THE PROBLEM: Take the lines of the data below from the very first through the line containing "0.996, 0.999, 1.002, 1.003, 1.002, 1.000]" and output them exactly, pictures excluded.

PROVIDED MATERIAL:
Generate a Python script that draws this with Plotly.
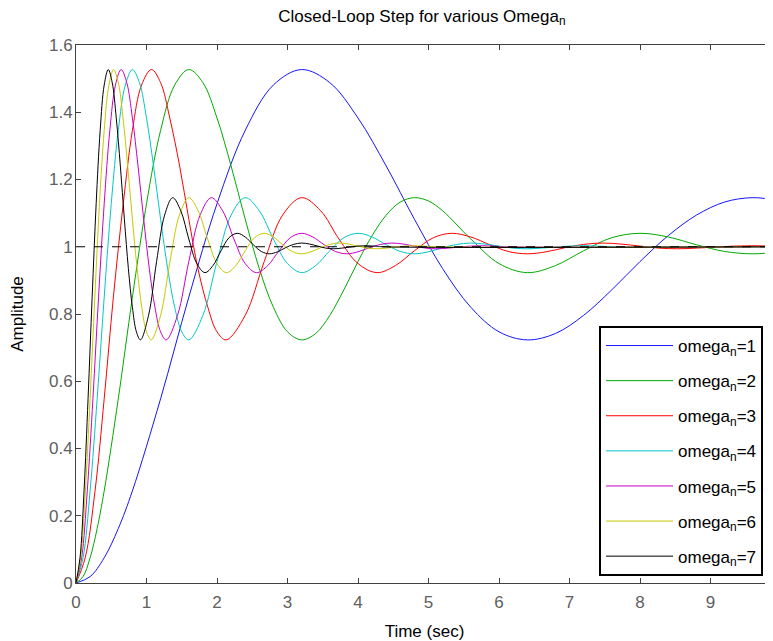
import plotly.graph_objects as go

# Values (time in seconds, amplitude)
t_w1 = [0, 0.2, 0.4, 0.6, 0.8, 1.2, 1.6, 2.0, 2.4, 2.8, 3.2, 3.6, 4.0, 4.4, 4.8, 5.2, 5.6, 6.0, 6.4,
        6.8, 7.2, 7.6, 8.0, 8.4, 8.8, 9.2, 9.6, 10.0]
y_w1 = [0, 0.019, 0.075, 0.162, 0.274, 0.548, 0.850, 1.128, 1.346, 1.481, 1.527, 1.488, 1.383, 1.240, 1.082,
        0.935, 0.820, 0.747, 0.723, 0.742, 0.796, 0.872, 0.956, 1.033, 1.094, 1.133, 1.146, 1.136]

t_w2 = [0, 0.1, 0.2, 0.3, 0.4, 0.6, 0.8, 1.0, 1.2, 1.4, 1.6, 1.8, 2.0, 2.2, 2.4, 2.6, 2.8, 3.0, 3.2,
        3.4, 3.6, 3.8, 4.0, 4.2, 4.4, 4.6, 4.8, 5.0,
        5.2, 5.6, 6.0, 6.4, 6.8, 7.2, 7.6, 8.0, 8.4, 8.8, 9.2, 9.6, 10.0]
y_w2 = [0, 0.019, 0.075, 0.162, 0.274, 0.548, 0.850, 1.128, 1.346, 1.481, 1.527, 1.488, 1.383, 1.240, 1.082,
        0.935, 0.820, 0.747, 0.723,
        0.742, 0.796, 0.872, 0.956, 1.033, 1.094, 1.133, 1.146, 1.136,
        1.107, 1.023, 0.950, 0.923, 0.944, 0.988, 1.027, 1.040, 1.029, 1.006, 0.986, 0.979, 0.985]

t_w3 = [0, 0.13, 0.27, 0.4, 0.53, 0.67, 0.8, 0.93, 1.07, 1.2, 1.33, 1.47, 1.6, 1.73, 1.87, 2.0, 2.13,
        2.4, 2.67, 2.93, 3.2, 3.47, 3.73, 4.0, 4.27, 4.53, 4.8, 5.07, 5.33, 5.6, 5.87, 6.13, 6.4,
        6.67, 6.93, 7.2, 7.47, 7.73, 8.0, 8.27, 8.53, 8.8, 9.07, 9.33, 9.6, 9.87, 10.13]
y_w3 = [0, 0.075, 0.274, 0.548, 0.850, 1.128, 1.346, 1.481, 1.527, 1.488, 1.383, 1.240, 1.082,
        0.935, 0.820, 0.747, 0.723,
        0.796, 0.956, 1.094, 1.146, 1.107, 1.023, 0.950, 0.923, 0.944, 0.988, 1.027, 1.040,
        1.029, 1.006, 0.986, 0.979, 0.985, 0.997, 1.007, 1.011, 1.008, 1.002, 0.996, 0.994,
        0.996, 0.999, 1.002, 1.003, 1.002, 1.000]

t_w4 = [0, 0.1, 0.2, 0.3, 0.4, 0.5, 0.6, 0.7, 0.8, 0.9, 1.0, 1.1, 1.2, 1.3, 1.4, 1.5, 1.6,
        1.8, 2.0, 2.2, 2.4, 2.6, 2.8, 3.0, 3.2, 3.4, 3.6, 3.8, 4.0, 4.2, 4.4, 4.6, 4.8,
        5.0, 5.2, 5.4, 5.6, 5.8, 6.0, 6.2, 6.4, 6.6, 6.8, 7.0, 7.2, 7.4, 7.6, 10.0]
y_w4 = [0, 0.075, 0.274, 0.548, 0.850, 1.128, 1.346, 1.481, 1.527, 1.488, 1.383, 1.240, 1.082,
        0.935, 0.820, 0.747, 0.723,
        0.796, 0.956, 1.094, 1.146, 1.107, 1.023, 0.950, 0.923, 0.944, 0.988, 1.027, 1.040,
        1.029, 1.006, 0.986, 0.979, 0.985, 0.997, 1.007, 1.011, 1.008, 1.002, 0.996, 0.994,
        0.996, 0.999, 1.002, 1.003, 1.002, 1.000, 1.000]

t_w5 = [0, 0.08, 0.16, 0.24, 0.32, 0.4, 0.48, 0.56, 0.64, 0.72, 0.8, 0.88, 0.96, 1.04, 1.12, 1.2, 1.28,
        1.44, 1.6, 1.76, 1.92, 2.08, 2.24, 2.4, 2.56, 2.72, 2.88, 3.04, 3.2, 3.36, 3.52, 3.68, 3.84,
        4.0, 4.16, 4.32, 4.48, 4.64, 4.8, 4.96, 5.12, 5.28, 5.44, 5.6, 5.76, 5.92, 6.08, 10.0]
y_w5 = list(y_w4)

t_w6 = [0, 0.067, 0.133, 0.2, 0.267, 0.333, 0.4, 0.467, 0.533, 0.6, 0.667, 0.733, 0.8, 0.867, 0.933, 1.0, 1.067,
        1.2, 1.333, 1.467, 1.6, 1.733, 1.867, 2.0, 2.133, 2.267, 2.4, 2.533, 2.667, 2.8, 2.933, 3.067, 3.2,
        3.333, 3.467, 3.6, 3.733, 3.867, 4.0, 4.133, 4.267, 4.4, 4.533, 4.667, 4.8, 4.933, 5.067, 10.0]
y_w6 = list(y_w4)

t_w7 = [0, 0.057, 0.114, 0.171, 0.229, 0.286, 0.343, 0.4, 0.457, 0.514, 0.571, 0.629, 0.686, 0.743, 0.8, 0.857, 0.914,
        1.029, 1.143, 1.257, 1.371, 1.486, 1.6, 1.714, 1.829, 1.943, 2.057, 2.171, 2.286, 2.4, 2.514, 2.629, 2.743,
        2.857, 2.971, 3.086, 3.2, 3.314, 3.429, 3.543, 3.657, 3.771, 3.886, 4.0, 4.114, 4.229, 4.343, 10.0]
y_w7 = list(y_w4)

final_t = [0, 10.0]
final_y = [1, 1]

series_names = ["omega<sub>n</sub>=1", "omega<sub>n</sub>=2", "omega<sub>n</sub>=3", "omega<sub>n</sub>=4",
                "omega<sub>n</sub>=5", "omega<sub>n</sub>=6", "omega<sub>n</sub>=7"]
series_t = [t_w1, t_w2, t_w3, t_w4, t_w5, t_w6, t_w7]
series_y = [y_w1, y_w2, y_w3, y_w4, y_w5, y_w6, y_w7]
colors = ["#1414FF", "#00AA00", "#FF0000", "#00C8C8", "#C800C8", "#C8C800", "#000000"]

x_ticks = [0, 1, 2, 3, 4, 5, 6, 7, 8, 9]
y_ticks = [0, 0.2, 0.4, 0.6, 0.8, 1, 1.2, 1.4, 1.6]

FONT = "Liberation Sans, Arial, sans-serif"
FS = 17

fig = go.Figure()
for i, (name, tx, ty, c) in enumerate(zip(series_names, series_t, series_y, colors)):
    fig.add_trace(go.Scatter(x=tx, y=ty, mode="lines", name=name, legendgroup=f"g{i}",
                             line=dict(color=c, width=1, shape="spline", smoothing=1.0)))
fig.add_trace(go.Scatter(x=final_t, y=final_y, mode="lines", showlegend=False,
                         line=dict(color="black", width=1, dash="dash")))

axis_common = dict(showgrid=False, zeroline=False, showline=True, linecolor="#404040", linewidth=1,
                   mirror="ticks", ticks="inside", ticklen=5, tickcolor="#404040", automargin=False,
                   tickfont=dict(family=FONT, size=FS, color="#606060"))

# page body has an 8px margin, so the figure is sized to fill the remaining window
fig.update_layout(
    width=765, height=633,
    margin=dict(l=68, r=0, t=37, b=58, autoexpand=False),
    paper_bgcolor="white", plot_bgcolor="white",
    title=dict(text="Closed-Loop Step for various Omega<sub>n</sub>", x=0.541, xanchor="center",
               y=0.988, yanchor="middle", font=dict(family=FONT, size=FS, color="black")),
    xaxis=dict(range=[0, 9.886], tickvals=x_ticks, ticklabelstandoff=4,
               title=dict(text="Time (sec)", font=dict(family=FONT, size=FS, color="black"), standoff=13),
               **axis_common),
    yaxis=dict(range=[0, 1.6], tickvals=y_ticks, ticklabelstandoff=-1,
               title=dict(text="Amplitude", font=dict(family=FONT, size=FS, color="black"), standoff=23),
               **axis_common),
    legend=dict(x=0.7504, y=0.4777, xanchor="left", yanchor="top", bgcolor="white",
                bordercolor="black", borderwidth=2, tracegroupgap=10, itemwidth=67,
                font=dict(family=FONT, size=FS, color="black")),
    showlegend=True,
)

fig.write_html("out.html")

SOLUTION TO THIS PROBLEM:
Generate a Python script that draws this with Plotly.
import plotly.graph_objects as go

# Values (time in seconds, amplitude)
t_w1 = [0, 0.2, 0.4, 0.6, 0.8, 1.2, 1.6, 2.0, 2.4, 2.8, 3.2, 3.6, 4.0, 4.4, 4.8, 5.2, 5.6, 6.0, 6.4,
        6.8, 7.2, 7.6, 8.0, 8.4, 8.8, 9.2, 9.6, 10.0]
y_w1 = [0, 0.019, 0.075, 0.162, 0.274, 0.548, 0.850, 1.128, 1.346, 1.481, 1.527, 1.488, 1.383, 1.240, 1.082,
        0.935, 0.820, 0.747, 0.723, 0.742, 0.796, 0.872, 0.956, 1.033, 1.094, 1.133, 1.146, 1.136]

t_w2 = [0, 0.1, 0.2, 0.3, 0.4, 0.6, 0.8, 1.0, 1.2, 1.4, 1.6, 1.8, 2.0, 2.2, 2.4, 2.6, 2.8, 3.0, 3.2,
        3.4, 3.6, 3.8, 4.0, 4.2, 4.4, 4.6, 4.8, 5.0,
        5.2, 5.6, 6.0, 6.4, 6.8, 7.2, 7.6, 8.0, 8.4, 8.8, 9.2, 9.6, 10.0]
y_w2 = [0, 0.019, 0.075, 0.162, 0.274, 0.548, 0.850, 1.128, 1.346, 1.481, 1.527, 1.488, 1.383, 1.240, 1.082,
        0.935, 0.820, 0.747, 0.723,
        0.742, 0.796, 0.872, 0.956, 1.033, 1.094, 1.133, 1.146, 1.136,
        1.107, 1.023, 0.950, 0.923, 0.944, 0.988, 1.027, 1.040, 1.029, 1.006, 0.986, 0.979, 0.985]

t_w3 = [0, 0.13, 0.27, 0.4, 0.53, 0.67, 0.8, 0.93, 1.07, 1.2, 1.33, 1.47, 1.6, 1.73, 1.87, 2.0, 2.13,
        2.4, 2.67, 2.93, 3.2, 3.47, 3.73, 4.0, 4.27, 4.53, 4.8, 5.07, 5.33, 5.6, 5.87, 6.13, 6.4,
        6.67, 6.93, 7.2, 7.47, 7.73, 8.0, 8.27, 8.53, 8.8, 9.07, 9.33, 9.6, 9.87, 10.13]
y_w3 = [0, 0.075, 0.274, 0.548, 0.850, 1.128, 1.346, 1.481, 1.527, 1.488, 1.383, 1.240, 1.082,
        0.935, 0.820, 0.747, 0.723,
        0.796, 0.956, 1.094, 1.146, 1.107, 1.023, 0.950, 0.923, 0.944, 0.988, 1.027, 1.040,
        1.029, 1.006, 0.986, 0.979, 0.985, 0.997, 1.007, 1.011, 1.008, 1.002, 0.996, 0.994,
        0.996, 0.999, 1.002, 1.003, 1.002, 1.000]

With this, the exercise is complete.